Write the data out again exactly, dropping any images it holds.
┌────────
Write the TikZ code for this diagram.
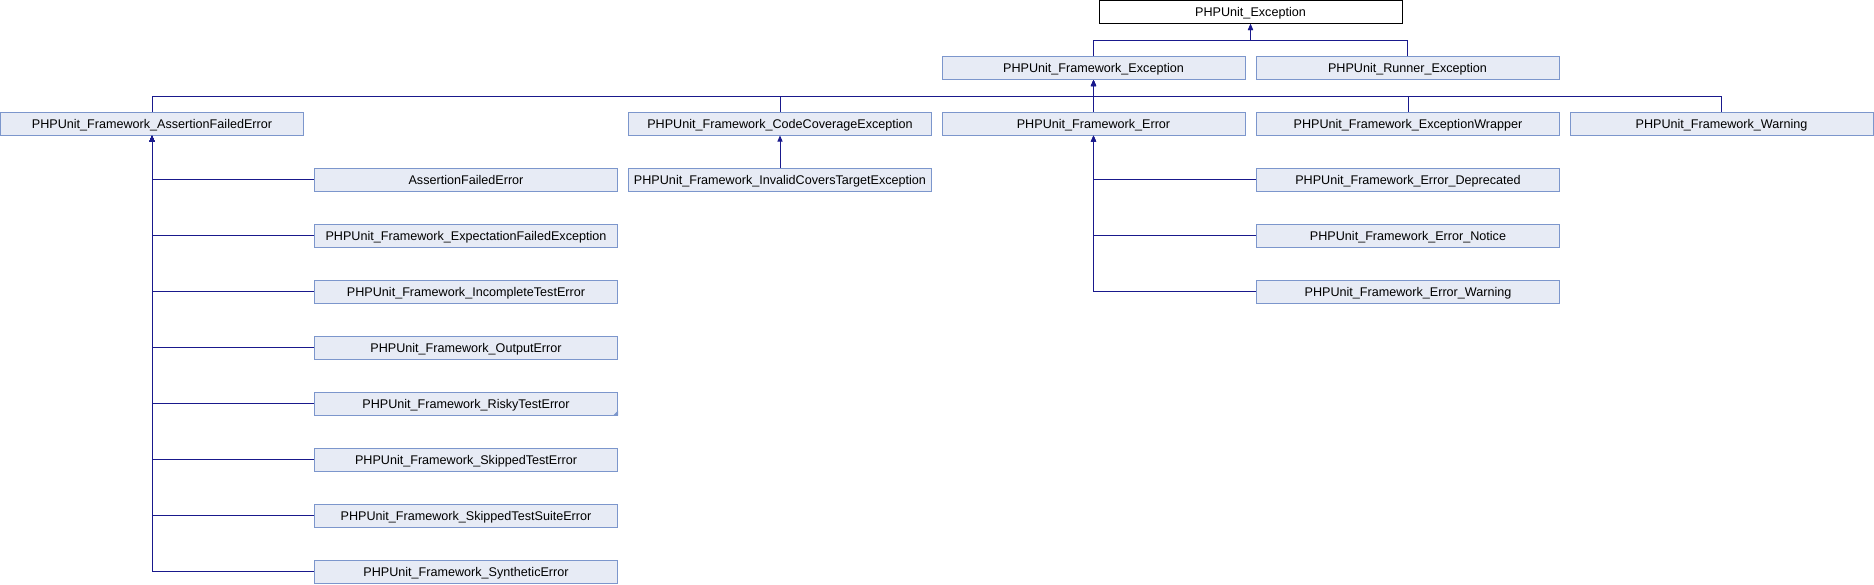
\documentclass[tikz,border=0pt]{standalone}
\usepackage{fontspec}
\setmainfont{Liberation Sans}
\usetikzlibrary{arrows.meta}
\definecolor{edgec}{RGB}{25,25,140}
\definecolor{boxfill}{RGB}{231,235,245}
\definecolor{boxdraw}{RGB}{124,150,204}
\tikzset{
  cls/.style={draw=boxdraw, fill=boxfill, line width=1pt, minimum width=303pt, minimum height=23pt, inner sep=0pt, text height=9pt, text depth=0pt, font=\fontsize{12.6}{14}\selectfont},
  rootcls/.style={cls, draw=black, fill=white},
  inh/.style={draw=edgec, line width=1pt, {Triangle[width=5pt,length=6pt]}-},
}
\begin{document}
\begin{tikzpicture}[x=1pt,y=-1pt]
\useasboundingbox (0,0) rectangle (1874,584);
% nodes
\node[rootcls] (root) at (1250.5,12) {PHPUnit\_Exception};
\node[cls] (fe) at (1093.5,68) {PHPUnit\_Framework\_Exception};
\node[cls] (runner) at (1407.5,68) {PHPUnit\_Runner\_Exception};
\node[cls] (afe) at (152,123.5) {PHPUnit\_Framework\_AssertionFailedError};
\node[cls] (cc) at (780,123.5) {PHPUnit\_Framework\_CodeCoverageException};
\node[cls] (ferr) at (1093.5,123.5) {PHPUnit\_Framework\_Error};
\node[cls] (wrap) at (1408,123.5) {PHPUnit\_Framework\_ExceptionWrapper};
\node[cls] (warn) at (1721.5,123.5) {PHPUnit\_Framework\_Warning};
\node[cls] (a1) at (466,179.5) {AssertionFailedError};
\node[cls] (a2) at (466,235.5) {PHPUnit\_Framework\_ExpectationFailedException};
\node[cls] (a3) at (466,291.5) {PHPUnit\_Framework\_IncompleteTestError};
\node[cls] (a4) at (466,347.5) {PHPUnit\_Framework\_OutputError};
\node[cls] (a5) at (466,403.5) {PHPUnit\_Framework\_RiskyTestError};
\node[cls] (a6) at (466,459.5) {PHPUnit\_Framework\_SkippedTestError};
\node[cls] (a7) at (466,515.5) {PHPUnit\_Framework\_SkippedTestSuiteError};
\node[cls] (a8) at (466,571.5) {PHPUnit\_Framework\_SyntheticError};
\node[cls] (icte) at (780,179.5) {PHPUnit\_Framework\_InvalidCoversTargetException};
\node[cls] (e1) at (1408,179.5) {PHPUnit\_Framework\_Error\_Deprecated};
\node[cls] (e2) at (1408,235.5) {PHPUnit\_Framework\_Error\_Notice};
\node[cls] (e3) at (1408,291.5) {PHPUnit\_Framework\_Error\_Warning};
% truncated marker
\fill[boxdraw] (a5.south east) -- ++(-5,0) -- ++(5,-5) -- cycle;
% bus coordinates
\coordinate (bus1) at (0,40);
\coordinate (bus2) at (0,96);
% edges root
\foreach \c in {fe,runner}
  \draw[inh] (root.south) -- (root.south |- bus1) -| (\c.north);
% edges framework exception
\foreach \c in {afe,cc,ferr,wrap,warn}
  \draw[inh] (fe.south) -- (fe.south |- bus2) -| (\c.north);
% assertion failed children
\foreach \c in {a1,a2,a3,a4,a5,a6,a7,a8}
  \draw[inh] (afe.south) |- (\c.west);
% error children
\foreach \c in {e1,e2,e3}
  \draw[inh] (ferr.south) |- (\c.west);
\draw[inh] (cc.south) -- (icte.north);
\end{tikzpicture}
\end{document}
└────────
* [Task solution]:
Write the TikZ code for this diagram.
\documentclass[tikz,border=0pt]{standalone}
\usepackage{fontspec}
\setmainfont{Liberation Sans}
\usetikzlibrary{arrows.meta}
\definecolor{edgec}{RGB}{25,25,140}
\definecolor{boxfill}{RGB}{231,235,245}
\definecolor{boxdraw}{RGB}{124,150,204}
\tikzset{
  cls/.style={draw=boxdraw, fill=boxfill, line width=1pt, minimum width=303pt, minimum height=23pt, inner sep=0pt, text height=9pt, text depth=0pt, font=\fontsize{12.6}{14}\selectfont},
  rootcls/.style={cls, draw=black, fill=white},
  inh/.style={draw=edgec, line width=1pt, {Triangle[width=5pt,length=6pt]}-},
}
\begin{document}
\begin{tikzpicture}[x=1pt,y=-1pt]
\useasboundingbox (0,0) rectangle (1874,584);
% nodes
\node[rootcls] (root) at (1250.5,12) {PHPUnit\_Exception};
\node[cls] (fe) at (1093.5,68) {PHPUnit\_Framework\_Exception};
\node[cls] (runner) at (1407.5,68) {PHPUnit\_Runner\_Exception};
\node[cls] (afe) at (152,123.5) {PHPUnit\_Framework\_AssertionFailedError};
\node[cls] (cc) at (780,123.5) {PHPUnit\_Framework\_CodeCoverageException};
\node[cls] (ferr) at (1093.5,123.5) {PHPUnit\_Framework\_Error};
\node[cls] (wrap) at (1408,123.5) {PHPUnit\_Framework\_ExceptionWrapper};
\node[cls] (warn) at (1721.5,123.5) {PHPUnit\_Framework\_Warning};
\node[cls] (a1) at (466,179.5) {AssertionFailedError};
\node[cls] (a2) at (466,235.5) {PHPUnit\_Framework\_ExpectationFailedException};
\node[cls] (a3) at (466,291.5) {PHPUnit\_Framework\_IncompleteTestError};
\node[cls] (a4) at (466,347.5) {PHPUnit\_Framework\_OutputError};
\node[cls] (a5) at (466,403.5) {PHPUnit\_Framework\_RiskyTestError};
\node[cls] (a6) at (466,459.5) {PHPUnit\_Framework\_SkippedTestError};
\node[cls] (a7) at (466,515.5) {PHPUnit\_Framework\_SkippedTestSuiteError};
\node[cls] (a8) at (466,571.5) {PHPUnit\_Framework\_SyntheticError};
\node[cls] (icte) at (780,179.5) {PHPUnit\_Framework\_InvalidCoversTargetException};
\node[cls] (e1) at (1408,179.5) {PHPUnit\_Framework\_Error\_Deprecated};
\node[cls] (e2) at (1408,235.5) {PHPUnit\_Framework\_Error\_Notice};
\node[cls] (e3) at (1408,291.5) {PHPUnit\_Framework\_Error\_Warning};
% truncated marker
\fill[boxdraw] (a5.south east) -- ++(-5,0) -- ++(5,-5) -- cycle;
% bus coordinates
\coordinate (bus1) at (0,40);
\coordinate (bus2) at (0,96);
% edges root
\foreach \c in {fe,runner}
  \draw[inh] (root.south) -- (root.south |- bus1) -| (\c.north);
% edges framework exception
\foreach \c in {afe,cc,ferr,wrap,warn}
  \draw[inh] (fe.south) -- (fe.south |- bus2) -| (\c.north);
% assertion failed children
\foreach \c in {a1,a2,a3,a4,a5,a6,a7,a8}
  \draw[inh] (afe.south) |- (\c.west);
% error children
\foreach \c in {e1,e2,e3}
  \draw[inh] (ferr.south) |- (\c.west);
\draw[inh] (cc.south) -- (icte.north);
\end{tikzpicture}
\end{document}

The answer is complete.